At college Pierce explains that there were three different journalism tracks you could follow; print newspaper journalism, marketing and public relations, or broadcast journalism. Pierce states he did not feel he belonged in the broadcast track, he jokingly adds that he did not believe he had the voice for it. Pierce decided he wanted to become a print journalist and that is the exact track he pursued.

Pierce was a Public Affairs Specialist for the Air Force, when asked how it has impacted him personally he answers, “When I enlisted in the Air Force, my goal was to travel overseas and to see if the sun looks any different coming up on the other side of the world, it doesn’t, it looks exactly the same. I Traveled all over europe and just telling the stories of the men and women of the armed forces there. I also traveled to Iran, I was one of the last military personnel helping to assist moving families who were leaving Iran when the Shaw of Iran was overthrown in 1979. We had a strong military presence there, so I was a part of a team who was evacuating American military personnel and their belongings from Iran. I think being a military journalist is also crucial to who I am as a journalist today because you wear the uniform of the United States of America and as a military journalist and there is no conservative or liberal the main thrust of being a military journalist is objectivity.”

Pierce shares a touching story about his involvement with the Air Force with a particular sergeant, “I was asked to cover a Sargent and he had taken a test for radio repair and he got a 100%  on the test.

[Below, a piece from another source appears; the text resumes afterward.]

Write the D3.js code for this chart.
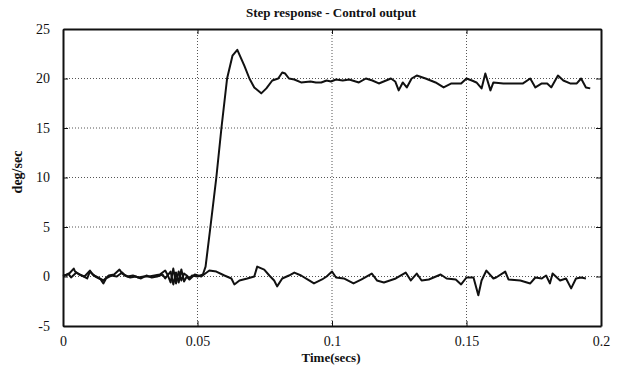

So his skill level was increased tremendously to journeyman from apprentice level. I wrote the story, the guy’s name was Billy Catalina, it was about 1980. Years later I was at the mall in Albuquerque, Christmas shopping with my family, and this guy came up to me and said, ‘hey I know you,’ and he told me he was in the Air Force and got assigned to the Pentagon where I was and now he was stationed in Albuquerque. He said, ‘you know how I remember you?” he then reached into his pocket and pulled out this little, faded yellow news story that I had wrote about him. He went on, ‘you have no idea the impact that you have made upon my life,’ and I responded with, “how so?” And the Sargent continued saying, ‘well when I was in high school I was a notoriously bad student. I just barely got into the Air Force by the skin of my teeth and for me to be able to score a 100%, was a really great accomplishment for me. But not only that about six months after that was written about me I sent a bunch of copies of it to my mom, my mom died. So my brothers and I went to Brooklyn to clean out her house, and she had that story put up on her bulletin board, in the kitchen on the fridge, and even in her nightstand where her prayer cards and the couple copies were clipped out with them. It really made my family proud and my mother proud that someone recognized that I have worth and I have value.’ I thanked Billy and never saw him again, but that story is emblematic of what my career in a nutshell is all about, which is telling people’s stories.”

In addition, Pierce said that at the Journal Tribune he chooses not to run political ads for certain candidates or campaigns. The Journal Tribune strives to be fair and represent all viewpoints.

“The best part of my job,” he said, “Is not knowing from day to day not knowing what you will be facing that day. It is sort of like an adrenaline rush, it sets the tone for the rest of the day. Being a print journalist is almost like being a cop or a fireman, you never know what you will be doing, but you have to be good at it. I really love that aspect of my job, you start everyday with a clean slate, sort of like an artist.”